Amex GBT + CWT : Il n'existe pas de marché distinct pour les multinationales et les PME ayant des besoins complexes; les entreprises de toutes tailles ont “un continuum d'exigences que toutes les TMC sont en mesure de satisfaire”.
Sur ce sujet aussi Moncef Khanfir s’inscrit en… “Faux ! Les PME peuvent être servies par des acteurs locaux avec une offre de valeur qui répond aux besoins spécifiques de chaque marché. En revanche, les multinationales ont besoin de consolidation et de niveaux d'exigence bien supérieurs à ceux des PME. Il suffit de voir qui participe aux appels d’offres globaux”.

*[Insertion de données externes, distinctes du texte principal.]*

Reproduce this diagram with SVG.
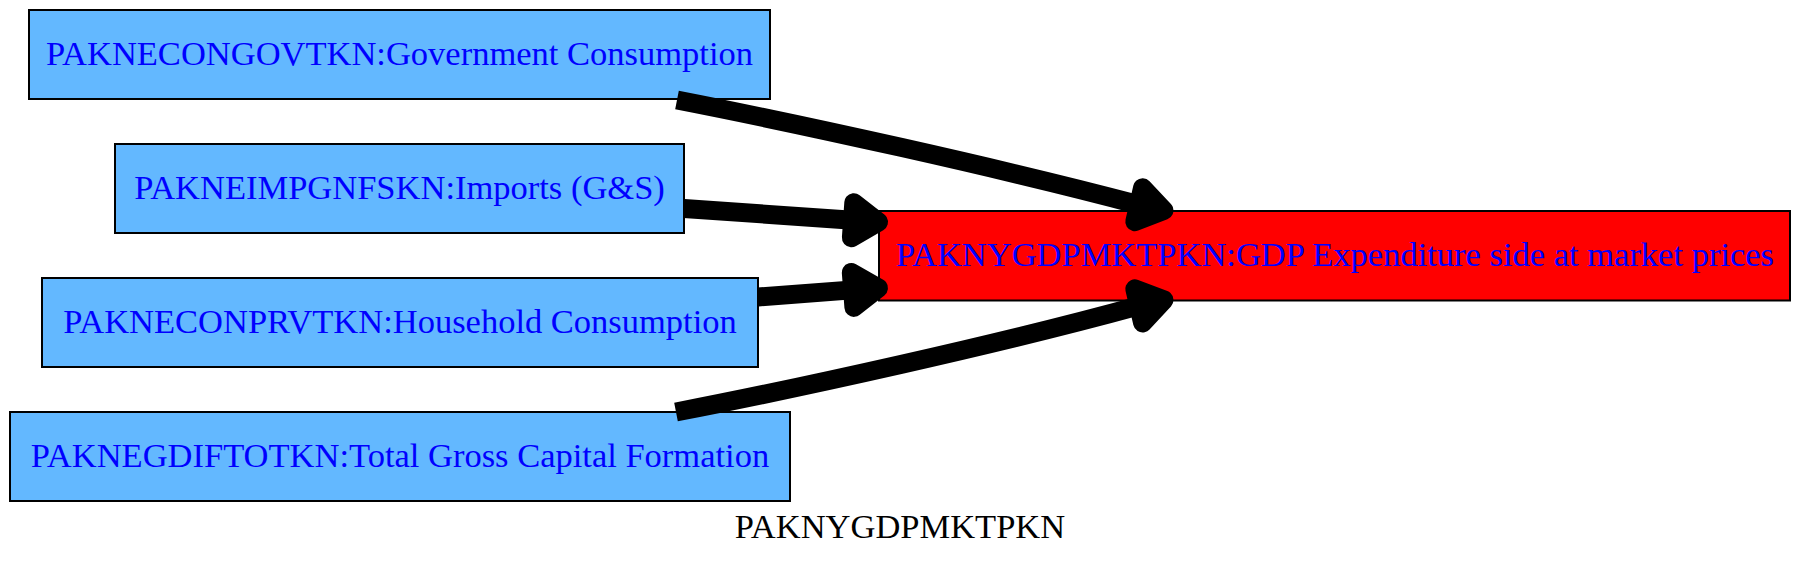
<svg xmlns="http://www.w3.org/2000/svg" width="1800" height="569" viewBox="0 0 1800 569">
<style>
.node rect{stroke:#000;stroke-width:2}
.src rect{fill:#63b8ff}
.dst rect{fill:#ff0000}
.node text{font-family:"Liberation Serif","Times New Roman",serif;font-size:34.5px;fill:#0000ff;text-anchor:middle}
.edge path{fill:none;stroke:#000;stroke-width:19;stroke-linecap:butt}
.edge polygon{fill:#000;stroke:#000;stroke-width:19;stroke-linejoin:round}
.title{font-family:"Liberation Serif","Times New Roman",serif;font-size:34.5px;fill:#000;text-anchor:middle}
</style>
<rect x="0" y="0" width="1800" height="569" fill="#ffffff"/>
<g class="node src" id="PAKNECONGOVTKN">
<rect x="29" y="10" width="741" height="89"/>
<text x="399.5" y="65">PAKNECONGOVTKN:Government Consumption</text>
</g>
<g class="node src" id="PAKNEIMPGNFSKN">
<rect x="115" y="144" width="569" height="89"/>
<text x="399.5" y="199">PAKNEIMPGNFSKN:Imports (G&amp;S)</text>
</g>
<g class="node src" id="PAKNECONPRVTKN">
<rect x="42" y="278" width="716" height="89"/>
<text x="400" y="333">PAKNECONPRVTKN:Household Consumption</text>
</g>
<g class="node src" id="PAKNEGDIFTOTKN">
<rect x="10" y="412" width="780" height="89"/>
<text x="400" y="466.5">PAKNEGDIFTOTKN:Total Gross Capital Formation</text>
</g>
<g class="node dst" id="PAKNYGDPMKTPKN">
<rect x="879" y="211" width="911" height="89.5"/>
<text x="1335" y="266">PAKNYGDPMKTPKN:GDP Expenditure side at market prices</text>
</g>
<g id="edges">
<g class="edge" id="e_gov">
<path d="M677,100 C800,124 1000,168 1138.7,204.7"/>
<polygon points="1164,210.5 1142.6,187.7 1134.8,221.7"/>
</g>
<g class="edge" id="e_imp">
<path d="M684,208.5 L852.6,220.2"/>
<polygon points="878.5,222 853.8,202.7 851.4,237.7"/>
</g>
<g class="edge" id="e_prv">
<path d="M758,297 L852.6,289.9"/>
<polygon points="878.5,288 851.3,272.4 853.9,307.4"/>
</g>
<g class="edge" id="e_gcf">
<path d="M676,412 C800,388 1000,344 1138.7,305.9"/>
<polygon points="1164,300 1134.8,288.9 1142.6,322.9"/>
</g>
</g>
<text class="title" x="900" y="538">PAKNYGDPMKTPKN</text>
</svg>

Ce ne sont ni William Edel, ni Moncef Khanfir qu’Amex GBT et CWT mais bien les membres de la CMA devront convaincre. Ceux-ci ont donc ouvert une enquête de phase 2 dont le verdict sera rendu d'ici le 26 janvier 2025. Mais l'acquisition devra également obtenir une autorisation réglementaire aux États-Unis et à l’échelle de l’Union européenne. Après la confirmation de l'enquête de phase 2 en août dernier, Amex GBT avait déclaré qu'elle prévoyait de conclure l'acquisition de CWT au cours du premier trimestre 2025. A voir.